En musique et en images, le contre-champ analyse les albums pensés et construits autour de grandes références cinématographiques.

Le rap et le cinéma, c’est une histoire qui dure. Depuis plus de trente ans, le second a infusé le premier par toutes les entrées créatives : la référence textuelle à un titre de film, à un personnage ou à une phrase particulière, le sample musical, l’extrait de dialogue, la répétition de scènes cultes, le visuel d’un clip… Rares aujourd’hui sont les albums à ne pas contenir au moins un échantillon de cinéma, peu importe sa forme. Et si ces références tiennent la plupart du temps du simple clin d’œil ou du bon mot (ou, parfois, du running gag), certains artistes ont pris le temps de décortiquer et de comprendre les œuvres qu’ils citent, d’en tirer la substantifique moelle pour soit les intégrer à leur univers, soit se fondre entièrement dans le leur. Généralement, cet exercice est réalisé à l’échelle d’un visuel qui annonce l’ambiance, d’un morceau thématique ou d’un clip plus chiadé que les autres. Mais il arrive que des albums entiers soient pensés et construits autour d’une référence cinématographique en particulier, travaillée pour donner au projet une certaine ambiance, une épaisseur visuelle, une autre dimension. Ce sont ces derniers que cet article, inscrit dans une série intitulée le contre-champ, va s’échiner à analyser. Cas d’école pour ce premier volet, avec l’album Liquid Swords de GZA et le film Shogun Assassin de Robert Houston.

Le film : Shogun Assassin (Robert Houston, USA-Japon, 1980)

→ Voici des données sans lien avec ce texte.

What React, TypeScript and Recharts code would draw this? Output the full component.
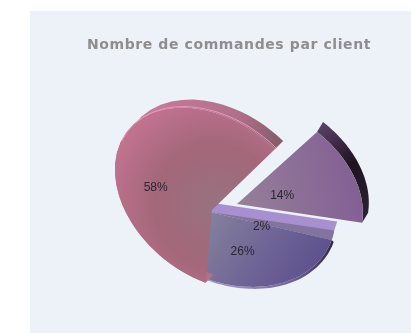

Au départ il y a Lone Wolf and Cub, un manga écrit par Kazuo Koike et dessiné par Goseki Kojima, publié en 28 volumes entre septembre 1970 et avril 1976. Ce seinen raconte l’histoire d’un samouraï qui, trahi par le clan Yagyū qui convoite son poste privilégié de bourreau du Shogun (un terme signifiant « général » et désignant le plus souvent le dirigeant du Japon), est contraint de s’enfuir avec son fils de trois ans et d’engager une vengeance sanglante. Prisé pour sa violence graphique, sa narration enlevée et sa peinture âpre sans concession de l’ère Edo, le succès est retentissant et conduit rapidement à la mise en chantier d’une adaptation cinématographique. En 1972, Baby Cart : Le Sabre de la vengeance sort sur les écrans. Dirigé par Kenji Misumi (déjà connu pour avoir livré quelques-uns des meilleurs films de la saga Zatoichi, autre série B culte de samouraïs), ce premier volet impressionne par sa mise en scène expérimentale, entre le baroque des planches de manga et le classicisme des films de sabre de Kurosawa. Avec ses couleurs vibrantes, son montage hypnotique et ses plans pittoresques (une décapitation sauvage sur fond de soleil couchant, notamment, reste en mémoire), le film est un véritable enchantement macabre. Toujours en 1972, Kenji Misumi pousse le curseur encore plus loin dans Baby Cart : L’Enfant massacre qui multiplie les morts loufoques et les plans gores à base de geysers de sang, d’amputations et autres visages découpés dans la largeur. Au total, il réalisera quatre des six longs-métrages adaptés du manga Lone Wolf and Cub. La saga, que vient clôturer en 1974 le délirant Baby Cart : Le Paradis blanc de l’enfer et son body count à 3 chiffres, se révélera particulièrement influente jusqu’à l’international.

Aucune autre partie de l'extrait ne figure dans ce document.